Chapter 2 examines the long-term human capital impacts of the Spanish hacienda system, the dominant agrarian institution characterized by coerced labor and elite control. It builds an original district-level dataset on hacienda prevalence since 1876, combining it with over a century of population census records and recently digitized data on early to mid–20th-century public goods, economic conditions, and political participation. Using an instrumental variable approach that exploits variation in crop-suitable areas and age-cohort exposure, the study shows that districts with greater hacienda presence consistently exhibited lower literacy rates throughout the 20th century. The evidence supports a supply-side mechanism: hacienda-dominated districts received systematically lower public investments in education—without equivalent reductions in other public goods—and experienced limited gains in local economic activity, agricultural modernization, or broader development outcomes. We further show that haciendas were associated with lower indigenous political participation, and that adverse educational effects were strongest in areas where local elites had greater capacity to act—specifically, where a few landowners controlled a large share of the local workforce. Crucially, later forces of change—such as urbanization, industrialization, and state-led redistribution—proved insufficient to reverse the human capital deficits entrenched by the hacienda system. The chapter contributes to the literature on institutional persistence by demonstrating how entrenched elite power can delay educational expansion and long-run development.
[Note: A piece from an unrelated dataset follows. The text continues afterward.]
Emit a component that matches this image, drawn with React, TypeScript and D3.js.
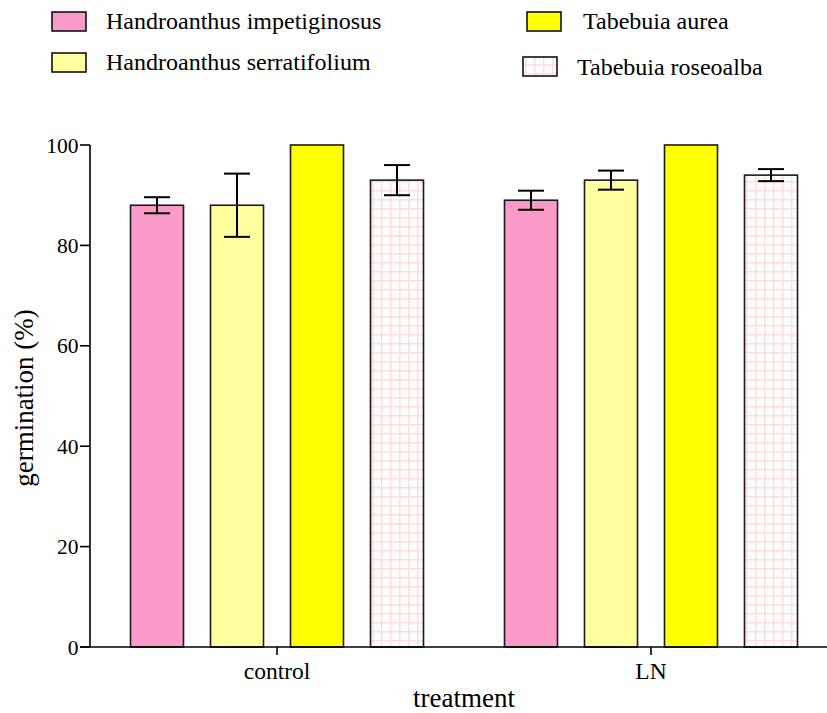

Chapter 3 shifts the focus to the Peru’s landmark 1969 agrarian reform, one of the most ambitious in Latin America, which expropriated over ten million hectares of land and transferred it to newly formed peasant cooperatives. Using the Synthetic Control Method (SCM), this chapter estimates the reform’s impact on national agricultural productivity between 1969 and 1985, comparing observed outcomes to a counterfactual built from a weighted combination of other Latin American countries unaffected by similar reforms. The findings suggest a large and persistent negative impact, with agricultural productivity remaining about 20% below the synthetic counterfactual. A decomposition analysis attributes this decline to reductions in Total Factor Productivity (TFP), rather than to lower input use. The reform shift from individual landowners to collective management appears to have disrupted resource allocation and weakened incentives for technological innovation. Importantly, the chapter situates these effects within the context of an extractive and distortionary macroeconomic environment—marked by price controls, marketing restrictions, and weak state capacity—which likely compounded the productivity losses faced by newly formed cooperatives. The analysis confirms that these trends were not driven by broader macroeconomic shocks, as no comparable declines are observed in other sectors. By highlighting the unintended economic costs of collectivist reforms and the role of hostile policy environments, this chapter contributes to the literature on land reform trade-offs, underscoring the importance of incentive structures and institutional context in shaping reform outcomes.
Chapter 4 complements the macro-level analysis by examining the reform’s long-run effects on individual educational outcomes. Using an age-cohort difference-in-differences design and original data on land reform expropriations matched with census and household surveys, the chapter shows that exposure to land reform during school-age years is associated with lower educational attainment in adulthood, as measured by years of schooling completed. The mechanisms behind this decline appear to reflect demand-side constraints: land redistribution increased households’ reliance on family agricultural labor and limited access to off-farm employment opportunities, thereby reducing incentives to invest in education. Children in reform-exposed areas were more likely to remain in rural settings and contribute labor to family farms, ultimately limiting their schooling. These findings suggest that redistributive reforms—if not accompanied by complementary investments in education, property rights, and labor mobility—can inadvertently reinforce human capital deficits, particularly in contexts marked by weak state capacity and limited economic diversification.
Taken together, the findings of this dissertation reveal the deep challenges of dismantling entrenched agrarian institutions and the risks of poorly aligned redistributive reforms. While Peru’s land reform succeeded in weakening landed elite control, it also generated lasting declines in agricultural productivity and educational attainment—particularly where collective structures clashed with local incentives and economic realities. These outcomes underscore that redistribution alone is not enough: successful rural development strategies must be historically informed and multidimensional. Reform efforts should combine secure and flexible tenure arrangements with targeted investments in human capital, market access, and institutional capacity. Avoiding extractive macroeconomic environments and tailoring reforms to local contexts can mitigate unintended effects and unlock inclusive growth. Ultimately, breaking the cycle of exclusion and underdevelopment requires not just changing the rules of land ownership, but transforming the broader system of incentives, governance, and opportunity that surrounds them.